I loved every minute of my time at Cuth’s in the late 1950s and again in 1965 when I went back to do a Dip Ed. I was the first in my family to go to university so I had no idea what to expect. I had been working for a year before going up and before that I had done my National Service, mainly in Egypt. So I like to think that perhaps I was a little more mature than most. I had a number of friends from other colleges and many had similar backgrounds to mine.
Regardless of which college they were from, they gravitated towards Cuth’s. Many were leaders in the student world of the University, running Dram Soc and the Light Opera, becoming Presidents of the Union, getting Palatinates in various sports and so on. They were all loyal to their colleges, of course, as well as enjoying what Cuth’s had to offer, and all loved Durham. I remember the last night I was in Durham, right after Convocation, sitting outside the Cathedral with a friend from Castle, the son of a London bus driver, who wept inconsolably at the thought of leaving Durham. Admittedly, we had had a few but the emotion was very real and I could understand what he was feeling.
There are two particular points I want to make.
1) There has to be a place for the more mature, independent student at Durham University. St. Cuthbert’s uniquely supplies such a place or at least it did, and always should do. It cannot and should not become a college like all the other colleges, who serve somewhat different populations and, for all I know, serve them well.
2) I suspect, however, that many, perhaps most, contemporary students are not like we were. From my own experience here in Canada, I know that to be at least partly true. As an illustration, there was a moment when I was President of a College at the University of Windsor, when we were trying to assess student needs, that astonished me. We had already provided high speed internet connection in every room and asked the students what else they needed. We were informed by a majority of those surveyed that they would like cable TV in every room.
This was so far removed from my own experience and what my idea of collegiate life should be that I was at a complete loss. (We didn’t give them cable TV, in case you’re wondering. I’m not that daft). But it did tell me that the students, at least these students, were very different from those I knew at Cuthbert’s. They have so much more materially. They know so much more about their world, I suspect, than we did about our’s. They are so much more focussed on what they want to do after they graduate than we were. They are, to some degree at least, solipsistic, comfortable alone before a computer or a TV in a way that we weren’t, because we didn’t have them.
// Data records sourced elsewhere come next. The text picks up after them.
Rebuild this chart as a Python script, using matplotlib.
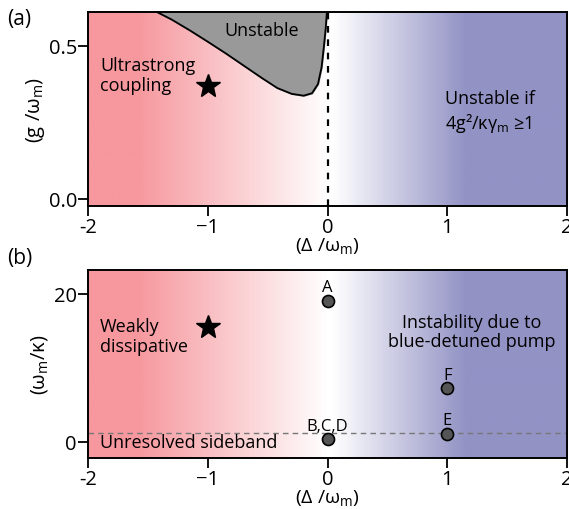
import numpy as np
import matplotlib
matplotlib.use('Agg')
import matplotlib.pyplot as plt
from matplotlib.colors import LinearSegmentedColormap

plt.rcParams['font.family'] = ['Open Sans', 'DejaVu Sans']
plt.rcParams['mathtext.fontset'] = 'custom'
plt.rcParams['mathtext.rm'] = 'Open Sans'
plt.rcParams['font.size'] = 13

# stability boundary of panel (a) (detuning, coupling)
bound_x = [-1.45, -1.3, -1.15, -1.0, -0.85, -0.7, -0.55, -0.42, -0.3, -0.2, -0.13, -0.08, -0.05, -0.03, -0.015, -0.005]
bound_y = [0.615, 0.585, 0.55, 0.513, 0.475, 0.435, 0.395, 0.362, 0.343, 0.337, 0.345, 0.375, 0.43, 0.5, 0.56, 0.615]

# experiments in panel (b)
pt_labels = ['A', 'B,C,D', 'E', 'F']
pt_x = [0, 0, 1, 1]
pt_y = [19.0, 0.3, 1.0, 7.2]

star_a = (-1, 0.37)
star_b = (-1, 15.5)
sideband_limit = 1.2

red = (246/255, 152/255, 158/255)
blue = (146/255, 146/255, 197/255)
cmap = LinearSegmentedColormap.from_list('rb', [(0, red), (0.1, red), (0.5, 'white'), (0.51, 'white'), (0.79, blue), (1, blue)])

fig = plt.figure(figsize=(5.69, 5.10), dpi=100)
ax1 = fig.add_axes([0.1547, 0.5941, 0.842, 0.3804])
ax2 = fig.add_axes([0.1547, 0.1, 0.842, 0.3686])

grad = np.linspace(0, 1, 400).reshape(1, -1)
xt = [-2, -1, 0, 1, 2]
xtl = ['-2', '\u22121', '0', '1', '2']

for ax, ylim in [(ax1, (-0.023, 0.61)), (ax2, (-2.2, 23.2))]:
    ax.imshow(grad, cmap=cmap, aspect='auto', extent=[-2, 2, ylim[0], ylim[1]], zorder=0)
    ax.set_xlim(-2, 2)
    ax.set_ylim(*ylim)
    ax.set_xticks(xt)
    ax.set_xticklabels(xtl)
    ax.tick_params(direction='out', length=7, width=1.3, labelsize=14.5, pad=1)
    for s in ax.spines.values():
        s.set_linewidth(1.4)
    ax.set_xlabel('(\u0394 /\u03c9$_\\mathregular{m}$)', fontsize=14, labelpad=-1)

# panel (a)
ax1.fill_between(bound_x, bound_y, 0.62, color='#999999', zorder=1)
ax1.plot(bound_x, bound_y, color='black', lw=1.3, zorder=2)
ax1.plot([0, 0], [-0.023, 0.61], color='black', ls=(0, (3, 3)), lw=1.6, zorder=2)
ax1.set_yticks([0.0, 0.5])
ax1.set_yticklabels(['0.0', '0.5'])
ax1.set_ylabel('(g /\u03c9$_\\mathregular{m}$)', fontsize=14.5, labelpad=1)
ax1.plot(*star_a, marker='*', color='black', ms=18, zorder=3)
ax1.text(-0.55, 0.55, 'Unstable', ha='center', va='center')
ax1.text(-1.9, 0.405, 'Ultrastrong\ncoupling', ha='left', va='center', linespacing=1.1)
ax1.text(0.98, 0.285, 'Unstable if\n4g\u00b2/\u03ba\u03b3$_\\mathregular{m}$ \u22651', ha='left', va='center',
         linespacing=1.25)

# panel (b)
ax2.axhline(sideband_limit, color='#777777', ls=(0, (4, 3)), lw=1.0, zorder=1)
ax2.set_yticks([0, 20])
ax2.set_ylabel('(\u03c9$_\\mathregular{m}$/\u03ba)', fontsize=14.5, labelpad=3)
ax2.plot(*star_b, marker='*', color='black', ms=18, zorder=3)
ax2.scatter(pt_x, pt_y, s=75, color='#555555', edgecolor='black', linewidth=1.2, zorder=3)
for lab, x, y in zip(pt_labels, pt_x, pt_y):
    ax2.text(x, y + 0.8, lab, ha='center', va='bottom', fontsize=12)
ax2.text(-1.9, 14.3, 'Weakly\ndissipative', ha='left', va='center', linespacing=1.1)
ax2.text(1.2, 14.9, 'Instability due to\nblue-detuned pump', ha='center', va='center', linespacing=1.1)
ax2.text(-1.9, -0.1, 'Unresolved sideband', ha='left', va='center')

fig.text(0.012, 0.962, '(a)', fontsize=15, va='center')
fig.text(0.012, 0.494, '(b)', fontsize=15, va='center')

fig.savefig('out.png', dpi=100)
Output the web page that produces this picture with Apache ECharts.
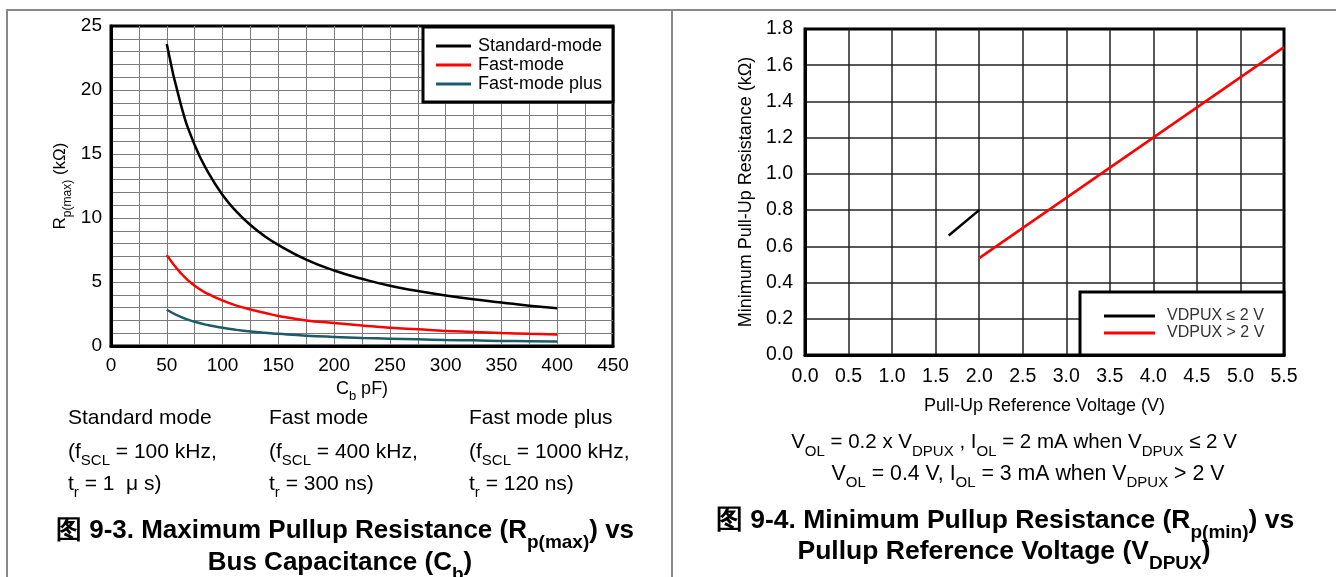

I wanted and loved the collegiate life. I suspect many students are indifferent to it and would be just as happy in a residence/hall or at home. That is not to say that today’s students are better or worse than we were; they’re simply different. How many of the current crop of students will weep at the thought of leaving Durham? I suspect precious few.
Wilf Innerd
Helvellyn, Die Fledermaus and taunting the Red Dean
Bob Edler was a foreign exchange student at Cuth’s during 1956-1957 and lived at 12 South Bailey. He studied English history and economics while his Cuth’s counterpart, Peter Gilbourne-Stenson, took Bob’s place at DePauw University, Indiana. Bob feels he learned a great deal about himself and the world through an exhaustive range of Society and University activity.
These included rowing in a Cuth’ cox and four; acting in several plays; singing in a University Light Opera Group production of Die Fledermaus, climbing Helvellyn with the mountaineering club; attending Debating Society sessions; enjoying Robert Frost’s visit to Cuth’s garden at 12 South Bailey before lecturing; enjoying conversation over tea and coffee with students from Cuth’s and other colleges; travelling around Durham County and on the Continent; buying a 1935 English Ford (the motor had to be cranked to start) for US$100; travelling around England during the summer of 1957 with Herb Sullivan (another Yank at Cuth’s); and selling the car for US$100 in Liverpool before departing for Ireland.
Special events at the University included the visit of Dr. Hewlett Johnson, the “Red Dean of Canterbury,” just after the Hungarian invasion in late 1956. A group of students carried a coffin draped with a Hungarian flag into the auditorium and deposited it before said Red Dean.
Best of all was walking the ancient streets of Durham, with the magnificent Cathedral always in view, thinking how “wonderfully different Durham was from my Midwestern U.S. (Rock Island, Illinois) home.”
After his year at Durham, Bob Edler completed his B.A. degree work at DePauw University in Greencastle, Indiana (1958), received an M.A. in English history from the University of Chicago (1959) and gained an LL.B. from Stanford University three years later. He then began the practice of law in Chicago, which he continue doing to this day, now at Thiedmann & Edler (primarily corporate and securities law). In about 1965, he co-founded a history club that still remains active. He is a director of a foundation that helps developmentally disabled people live in single family homes in ordinary neighbourhoods.
His one surviving son received his law degree from the University of California at Berkeley and promptly decided upon a career as a professional poker player! “So much for the plans parents have for their children! But he is happy, healthy, and economically independent.”
Bob is in frequent contact with his roommate from Cuth’s, Wilf Innerd, “the person to whom I will forever be indebted for contributing most to the success of my year at Durham. Wilf, a real people person besides being brilliant but self-effacing, introduced me to a myriad of interesting people at Durham and even fixed me up with a few dates!”
Wilf and his wife Jane, a Durham Ph.D., live in Windsor, Canada. Edlers and Innerds enjoyed the 175th University anniversary in 2007, including meeting Cuthbert’s alumni and alumnae of various ages. “Long live St. Cuthbert’s Society!”